Oenning defends himself and the office. “Internal tensions only count to a certain point when you’re getting your job done extremely well,” he said, arguing that other states around the country looked to Washington as a model for standardizing 911 systems statewide. “I made it the best program in the country.”
BeMiller interviewed dozens of public employees and uncovered a parade of allegations of inappropriate behavior, including sexually suggestive and racist remarks.
She called it a “sexually charged work environment” fueled by intimate relationships among people in the office and those they worked with, including county officials.
Staff told the consultant that sellers of 911-related equipment took them out for food, drinks and entertainment, such as ball games. County 911 officials told her one company selling computer dispatching equipment under the brand Positron often provided alcohol when county and state officials gathered.
The close ties might have paid off for the company, now known as Intrado. Several county coordinators told BeMiller they felt pressure from state 911 staff to buy from the company over competitors.
The “vast majority” of Washington’s 39 counties have purchased equipment from Intrado rather than competitors, BeMiller wrote. A 2009 report lists 28 of the counties as having Intrado equipment.

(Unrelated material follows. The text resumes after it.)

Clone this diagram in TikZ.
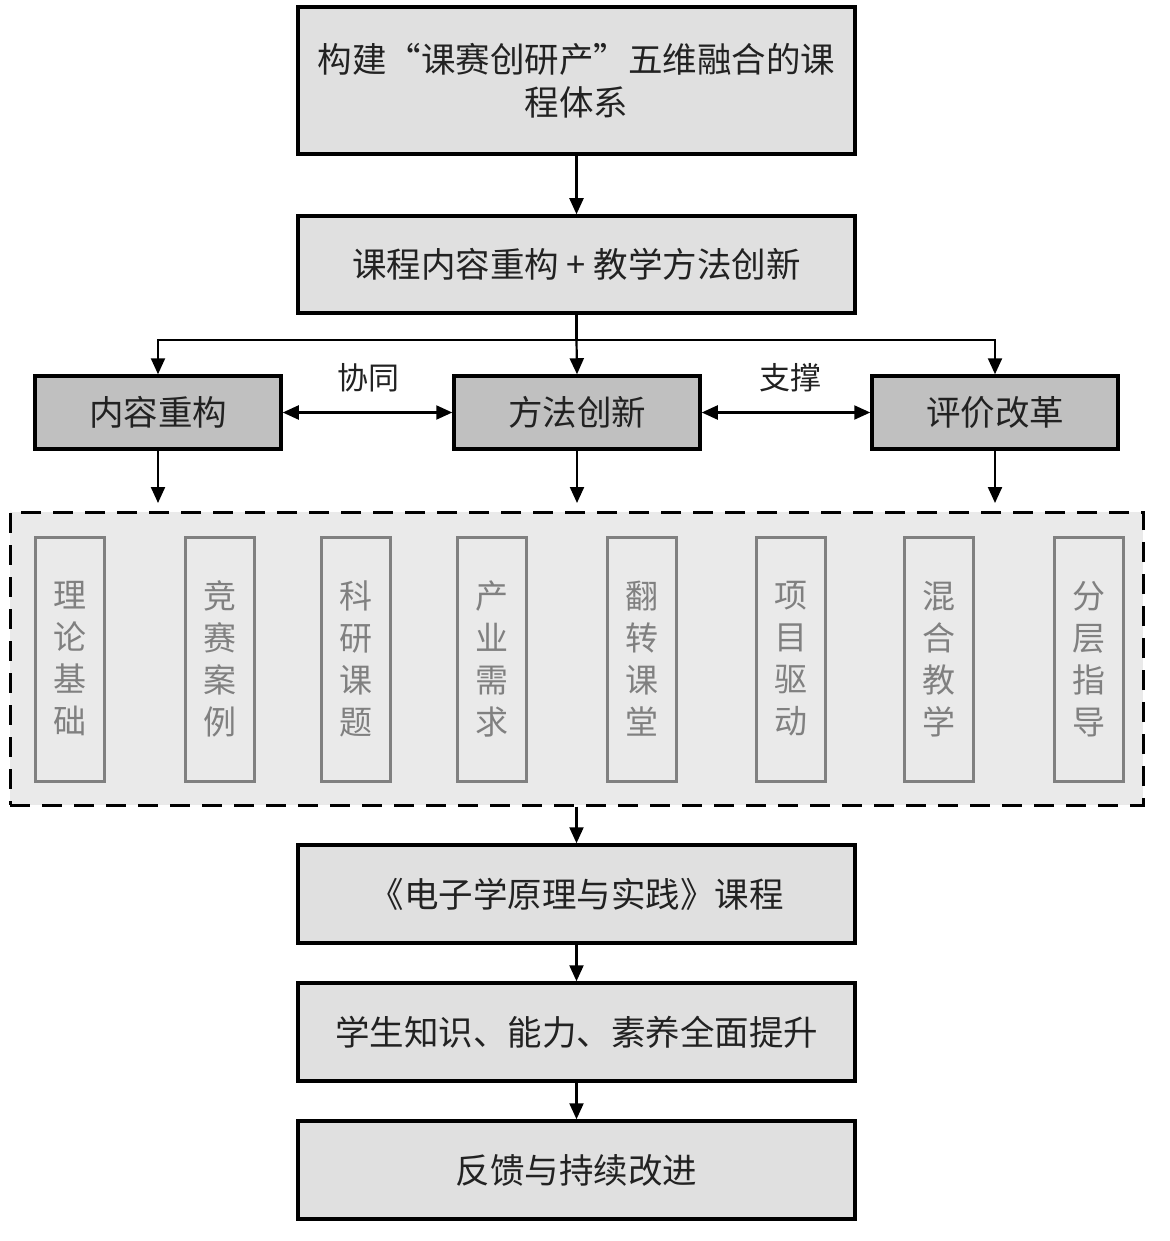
\documentclass[tikz,border=0pt]{standalone}
\usepackage{fontspec}
\newfontfamily\cjk{Noto Sans CJK SC}
\usetikzlibrary{arrows.meta}
\definecolor{boxfill}{HTML}{E0E0E0}
\definecolor{rowfill}{HTML}{C0C0C0}
\definecolor{dashfill}{HTML}{EAEAEA}
\definecolor{innergray}{HTML}{808080}
\definecolor{txt}{HTML}{222222}
\begin{document}
\begin{tikzpicture}[x=1pt,y=-1pt,
  mainbox/.style={draw=black, line width=3.5pt, fill=boxfill, minimum width=557pt, inner sep=0pt,
    align=center, text=txt, font=\cjk\fontsize{34.5}{43}\selectfont},
  rowbox/.style={draw=black, line width=3.5pt, fill=rowfill, minimum width=246pt, minimum height=73pt,
    inner sep=0pt, align=center, text=txt, font=\cjk\fontsize{34.5}{43}\selectfont},
  innerbox/.style={draw=innergray, line width=3pt, fill=dashfill, minimum width=69pt, minimum height=244pt,
    inner sep=0pt, align=center, text=innergray, font=\cjk\fontsize{33}{42}\selectfont},
  dashbox/.style={draw=black, line width=3pt, dash pattern=on 20pt off 12pt, fill=dashfill,
    minimum width=1133pt, minimum height=293pt, inner sep=0pt},
  lbl/.style={text=txt, font=\cjk\fontsize{31}{36}\selectfont, inner sep=0pt},
  arr/.style={draw=black, line width=2.2pt, -{Triangle[length=16pt,width=14pt]}},
  arrboth/.style={draw=black, line width=2.2pt, {Triangle[length=16pt,width=14pt]}-{Triangle[length=16pt,width=14pt]}},
  conn/.style={draw=black, line width=2.2pt}
]
\useasboundingbox (0,0) rectangle (1169,1241);
\fill[white] (0,0) rectangle (1169,1241);

\node[mainbox, minimum height=147pt] (top) at (576.5,80.5) {构建“课赛创研产”五维融合的课\\程体系};
\node[mainbox, minimum height=97pt] (b2) at (576.5,264.5) {课程内容重构 + 教学方法创新};

\node[rowbox] (r1) at (158,412.5) {内容重构};
\node[rowbox] (r2) at (577,412.5) {方法创新};
\node[rowbox] (r3) at (995,412.5) {评价改革};

\node[lbl] (l1) at (368,378) {协同};
\node[lbl] (l2) at (790,378) {支撑};

\node[dashbox] (dash) at (576.5,658.5) {};
\node[innerbox] (i1) at (69.5,659) {理\\论\\基\\础};
\node[innerbox] (i2) at (219.5,659) {竞\\赛\\案\\例};
\node[innerbox] (i3) at (355.5,659) {科\\研\\课\\题};
\node[innerbox] (i4) at (491.5,659) {产\\业\\需\\求};
\node[innerbox] (i5) at (641.5,659) {翻\\转\\课\\堂};
\node[innerbox] (i6) at (790.5,659) {项\\目\\驱\\动};
\node[innerbox] (i7) at (938.5,659) {混\\合\\教\\学};
\node[innerbox] (i8) at (1088.5,659) {分\\层\\指\\导};

\node[mainbox, minimum height=98pt] (c1) at (576.5,894) {《电子学原理与实践》课程};
\node[mainbox, minimum height=98pt] (c2) at (576.5,1032) {学生知识、能力、素养全面提升};
\node[mainbox, minimum height=98pt] (c3) at (576.5,1170) {反馈与持续改进};

\coordinate (j) at (576.5,340);
\coordinate (d1) at (158,503);
\coordinate (d2) at (577,503);
\coordinate (d3) at (995,503);

\draw[arr] (top) -- (b2);
\draw[conn] (b2.south) -- (j);
\draw[arr] (j) -| (r1.north);
\draw[arr] (j) -| (r3.north);
\draw[arr] (j) -- (r2.north);
\draw[arrboth] (r1) -- (r2);
\draw[arrboth] (r2) -- (r3);
\draw[arr] (r1.south) -- (d1);
\draw[arr] (r2.south) -- (d2);
\draw[arr] (r3.south) -- (d3);
\draw[arr] (dash.south) -- (c1.north);
\draw[arr] (c1) -- (c2);
\draw[arr] (c2) -- (c3);
\end{tikzpicture}
\end{document}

Jim Quackenbush, the executive director of Thurston 911 Communications which uses equipment from a competitor – Cassidian Communications – said many of the local dispatch centers bought the equipment long ago, casting doubt on the idea of influence from the office.
Intrado declined comment.
Oenning said the problems in the office were overblown and said he was pushed out because he had frequently disagreed with top management in the Military Department.
“There’s always been somewhat of a jealousy around 911,” Oenning said, “because quite frankly, 911 had money.”
He said he defended the tax revenue from phone lines against attempts to use it for purposes not directly related to 911 services. He also said Lowenberg didn’t like that Oenning had accumulated influence in national circles of 911 officials. Lowenberg couldn’t be reached for comment.
The 911 office used to run somewhat independently from the rest of Emergency Management, Mullen’s review said. He has taken steps to rein in that independence, merging the unit with a Homeland Security unit that deals with federal grant funding, under control of that unit’s manager, Ezelle.
It even has a new physical location in a different Camp Murray building. Leaders say it is a different place now in more ways than one.
“I take our ethical responsibilities to the state and to our citizens extremely seriously, and just communicated very, very strongly to the staff what our parameters are and (that) we will behave in an ethical manner,” Ezelle said. “The staff has clearly taken that to heart.”
The Military Department also has put in place new procedures for technology projects with multiple layers of review aimed at ensuring greater oversight. Furthermore, all contracts need approval from the department’s finance office.
Many who diagnosed problems before say they have faded.
Robert Allen, the Klickitat County Emergency Management operations manager whose account of vendor Intrado picking up a hefty bar bill for 911 officials was cited by BeMiller, says he doesn’t see the kind of wining and dining by companies that he used to.
“I honestly believe there was some housecleaning and because of that investigation things have changed significantly,” he said.
Quackenbush said the new-look staff seems to be working together instead of independently, and with more oversight, though there are downsides to the turnover.
“They used to be capable of doing a lot more technically than they can do, but I think that’s strictly due to the learning curve,” he said. “I think they’re on the right track and I think the office will once again reach a point where they are very functional.”